About segments

Segments are filters on your contact database. They let you define a specific group of contacts based on criteria you choose, such as language, interests, campaign behaviour, and custom fields. Once you have built a segment, it updates automatically as your contact data changes. There is nothing to maintain.

You can use segments as the target audience for a campaign, as a trigger condition in a workflow, or to show or hide specific content in a message using dynamic content.


Key things to understand about segments

Segments never store contacts

A segment describes a set of conditions. Every time you use a segment, Flexmail filters your entire database against those conditions and returns the current matches. Deleting a segment never deletes any contacts. It only removes the filter.


Segments only include active contacts

Segmentation runs on confirmed contacts only. Unconfirmed and blacklisted contacts are excluded from all segment results, regardless of whether they would otherwise match your conditions.


Up to five conditions per segment

Each segment can include up to five segmentation rules. When you add more than one rule, you choose whether contacts must match all conditions (AND logic) or at least one condition (OR logic).
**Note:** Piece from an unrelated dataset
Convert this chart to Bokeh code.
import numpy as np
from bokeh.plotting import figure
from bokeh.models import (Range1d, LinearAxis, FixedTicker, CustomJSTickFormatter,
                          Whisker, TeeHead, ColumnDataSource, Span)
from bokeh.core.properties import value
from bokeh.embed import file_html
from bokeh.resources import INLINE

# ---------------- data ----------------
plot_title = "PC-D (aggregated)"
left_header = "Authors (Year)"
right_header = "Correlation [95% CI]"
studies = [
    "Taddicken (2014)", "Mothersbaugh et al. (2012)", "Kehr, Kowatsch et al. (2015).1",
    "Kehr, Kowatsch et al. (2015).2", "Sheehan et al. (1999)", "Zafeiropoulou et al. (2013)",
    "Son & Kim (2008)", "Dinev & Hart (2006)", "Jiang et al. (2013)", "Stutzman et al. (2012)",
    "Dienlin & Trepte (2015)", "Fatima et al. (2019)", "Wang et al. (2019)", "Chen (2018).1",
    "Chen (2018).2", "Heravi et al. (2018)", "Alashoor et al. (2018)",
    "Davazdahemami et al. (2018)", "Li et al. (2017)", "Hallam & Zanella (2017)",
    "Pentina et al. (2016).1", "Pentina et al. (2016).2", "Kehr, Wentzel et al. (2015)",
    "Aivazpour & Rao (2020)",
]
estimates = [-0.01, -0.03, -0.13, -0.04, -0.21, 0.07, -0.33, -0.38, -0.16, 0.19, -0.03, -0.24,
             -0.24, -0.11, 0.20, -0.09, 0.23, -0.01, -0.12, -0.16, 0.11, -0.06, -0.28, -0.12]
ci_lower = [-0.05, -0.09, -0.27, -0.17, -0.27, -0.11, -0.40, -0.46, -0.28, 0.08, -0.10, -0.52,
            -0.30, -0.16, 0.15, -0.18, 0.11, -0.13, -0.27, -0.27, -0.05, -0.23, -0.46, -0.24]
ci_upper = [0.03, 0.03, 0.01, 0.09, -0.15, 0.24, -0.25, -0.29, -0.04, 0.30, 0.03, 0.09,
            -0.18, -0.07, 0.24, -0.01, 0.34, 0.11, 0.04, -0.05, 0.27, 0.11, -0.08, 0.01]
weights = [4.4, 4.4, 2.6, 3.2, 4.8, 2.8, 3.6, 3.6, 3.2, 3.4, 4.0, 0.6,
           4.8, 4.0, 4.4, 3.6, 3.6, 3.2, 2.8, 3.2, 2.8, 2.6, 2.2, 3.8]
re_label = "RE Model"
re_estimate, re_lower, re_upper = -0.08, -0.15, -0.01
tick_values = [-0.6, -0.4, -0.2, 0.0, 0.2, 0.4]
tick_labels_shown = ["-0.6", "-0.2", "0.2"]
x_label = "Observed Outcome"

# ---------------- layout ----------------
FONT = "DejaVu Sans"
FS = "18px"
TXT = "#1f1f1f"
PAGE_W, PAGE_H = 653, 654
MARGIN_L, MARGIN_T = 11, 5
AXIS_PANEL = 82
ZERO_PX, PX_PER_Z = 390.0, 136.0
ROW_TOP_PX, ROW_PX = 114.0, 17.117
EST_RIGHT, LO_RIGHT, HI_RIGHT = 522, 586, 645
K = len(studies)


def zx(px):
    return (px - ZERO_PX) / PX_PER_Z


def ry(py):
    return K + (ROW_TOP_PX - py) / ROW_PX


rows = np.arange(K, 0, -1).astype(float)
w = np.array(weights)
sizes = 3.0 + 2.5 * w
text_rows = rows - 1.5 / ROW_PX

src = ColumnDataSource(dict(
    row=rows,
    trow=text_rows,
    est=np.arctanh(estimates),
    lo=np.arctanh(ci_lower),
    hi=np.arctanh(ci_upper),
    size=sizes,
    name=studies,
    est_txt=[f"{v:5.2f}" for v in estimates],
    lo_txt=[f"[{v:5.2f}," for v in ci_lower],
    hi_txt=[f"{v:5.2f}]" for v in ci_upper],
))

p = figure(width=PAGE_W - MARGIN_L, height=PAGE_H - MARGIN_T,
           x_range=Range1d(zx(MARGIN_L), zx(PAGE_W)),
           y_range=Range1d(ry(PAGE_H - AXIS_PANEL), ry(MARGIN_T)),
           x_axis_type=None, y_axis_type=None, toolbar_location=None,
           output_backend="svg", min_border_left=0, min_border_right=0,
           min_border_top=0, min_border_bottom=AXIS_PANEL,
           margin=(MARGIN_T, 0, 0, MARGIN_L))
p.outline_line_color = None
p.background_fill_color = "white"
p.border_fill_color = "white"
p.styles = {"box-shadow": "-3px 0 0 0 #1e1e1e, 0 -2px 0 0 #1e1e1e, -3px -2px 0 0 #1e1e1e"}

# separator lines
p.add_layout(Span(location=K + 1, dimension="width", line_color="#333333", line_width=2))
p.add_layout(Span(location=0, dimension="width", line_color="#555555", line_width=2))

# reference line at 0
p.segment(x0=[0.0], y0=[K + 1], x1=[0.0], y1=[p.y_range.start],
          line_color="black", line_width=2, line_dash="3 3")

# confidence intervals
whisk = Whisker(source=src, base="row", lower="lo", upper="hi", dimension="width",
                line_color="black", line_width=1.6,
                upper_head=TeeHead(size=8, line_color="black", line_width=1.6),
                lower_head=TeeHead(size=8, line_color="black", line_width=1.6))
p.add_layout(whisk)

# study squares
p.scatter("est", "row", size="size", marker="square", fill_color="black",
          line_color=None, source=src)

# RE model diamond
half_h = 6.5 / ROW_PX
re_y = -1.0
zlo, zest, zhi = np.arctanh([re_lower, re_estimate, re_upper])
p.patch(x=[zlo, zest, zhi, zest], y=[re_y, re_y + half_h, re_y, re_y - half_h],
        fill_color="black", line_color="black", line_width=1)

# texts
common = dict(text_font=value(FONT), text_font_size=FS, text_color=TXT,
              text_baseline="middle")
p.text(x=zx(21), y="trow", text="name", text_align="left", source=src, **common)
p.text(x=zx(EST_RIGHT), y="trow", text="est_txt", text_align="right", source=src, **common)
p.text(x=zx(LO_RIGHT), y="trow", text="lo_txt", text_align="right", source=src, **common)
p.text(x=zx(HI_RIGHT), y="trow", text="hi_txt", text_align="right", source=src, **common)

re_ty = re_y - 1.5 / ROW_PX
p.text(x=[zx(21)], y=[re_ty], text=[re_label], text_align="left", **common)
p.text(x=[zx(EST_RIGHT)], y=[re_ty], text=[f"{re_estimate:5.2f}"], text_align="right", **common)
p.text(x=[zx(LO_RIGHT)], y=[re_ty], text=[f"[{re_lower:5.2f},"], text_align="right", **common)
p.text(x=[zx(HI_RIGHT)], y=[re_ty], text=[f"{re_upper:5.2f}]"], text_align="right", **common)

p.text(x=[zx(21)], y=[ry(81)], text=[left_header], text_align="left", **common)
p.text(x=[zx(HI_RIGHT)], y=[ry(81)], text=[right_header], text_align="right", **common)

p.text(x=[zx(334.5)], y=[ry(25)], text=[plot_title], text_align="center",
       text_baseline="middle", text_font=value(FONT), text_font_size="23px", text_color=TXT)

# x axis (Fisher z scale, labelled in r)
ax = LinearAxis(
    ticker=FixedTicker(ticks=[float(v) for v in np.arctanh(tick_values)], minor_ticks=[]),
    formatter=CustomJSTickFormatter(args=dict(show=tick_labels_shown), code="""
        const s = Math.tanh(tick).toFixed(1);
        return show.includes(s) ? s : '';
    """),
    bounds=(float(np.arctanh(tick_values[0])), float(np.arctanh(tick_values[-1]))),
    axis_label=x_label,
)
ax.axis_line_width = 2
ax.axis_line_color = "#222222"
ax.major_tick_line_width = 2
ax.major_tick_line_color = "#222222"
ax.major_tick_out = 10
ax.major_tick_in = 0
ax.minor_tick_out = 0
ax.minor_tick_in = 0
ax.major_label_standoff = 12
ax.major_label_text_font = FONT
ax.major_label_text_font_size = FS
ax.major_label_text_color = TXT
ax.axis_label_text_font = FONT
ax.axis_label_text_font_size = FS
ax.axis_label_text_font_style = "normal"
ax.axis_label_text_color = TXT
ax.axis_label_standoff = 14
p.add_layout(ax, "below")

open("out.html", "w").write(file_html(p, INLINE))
See "Combining segmentation rules" for examples.


What you can segment on

  • Default contact fields: email address, first name, name, language, source
  • Custom fields you have created: text, numeric, date, and multiple choice
  • Interests: subscribed to, not subscribed to, unsubscribed from
  • Opt-in forms: has subscribed via a specific form
  • Campaign interaction: has received, opened, or clicked a specific campaign
  • Form and survey interaction: has completed a specific form or survey
  • Landing page interaction: has visited a specific landing page
  • Date added: when the contact was first added to your account

Segments vs. interests

These two features are often confused, but they work differently.

Segments Interests
Rule-based filters Labels you assign manually or automatically
Update automatically as contact data changes Only change when you or the contact changes them
Can be based on any contact data Represent what the contact wants to receive
Cannot be managed by contacts themselves Can be public: contacts manage them on their profile page

In practice, segments and interests work best together. Use interests to let contacts express their preferences, then build segments that combine those interests with other contact data for precise targeting.


Best practices

Keep your contact data complete

Segments are only as powerful as the data behind them. A segment based on a custom field only works if that field is populated for your contacts. Think about which data you need before you start building segments, and make sure you are collecting it.


Name segments clearly

Use names that will still make sense to you and your colleagues months or years from now. Include the key criteria in the name: "Customers NL, Newsletter" is more useful than "Segment 4."


Consider the effort vs. the audience size

More segmentation means more relevant emails, but also more content to create. Before building a very specific segment, check how many contacts would actually be in it. A segment of 50 contacts may not justify the effort of a dedicated campaign.


Let contacts manage their own preferences

Where possible, use public interests to let contacts tell you what they want to receive. Self-reported preferences are more reliable than inferred ones, and giving contacts control reduces unsubscribes.


Common mistakes to avoid

Building segments before the data exists

A segment based on a "Region" custom field returns zero results if that field has not been filled in for any contacts. Before creating segments that rely on custom field data, check that the field is actually populated. You can check this from the contact overview by filtering on the field.

Using AND logic when you mean OR, or vice versa

The most common source of unexpected segment results. If a segment returns far fewer contacts than expected, you may have used AND when you meant OR. If it returns too many, the opposite. Always double-check the logic after building a new segment.

Relying on segments for suppression instead of the blacklist

Some users try to exclude contacts from campaigns by removing them from segments rather than blacklisting them. This is not reliable. The blacklist is the correct and protected mechanism for suppressing unwanted sends. Segments are for targeting, not suppression.

Not checking segment results before sending

A segment that worked perfectly three months ago may return different results today, because contact data changes over time. Always preview the estimated audience size in the campaign setup before sending, especially for segments you have not used recently.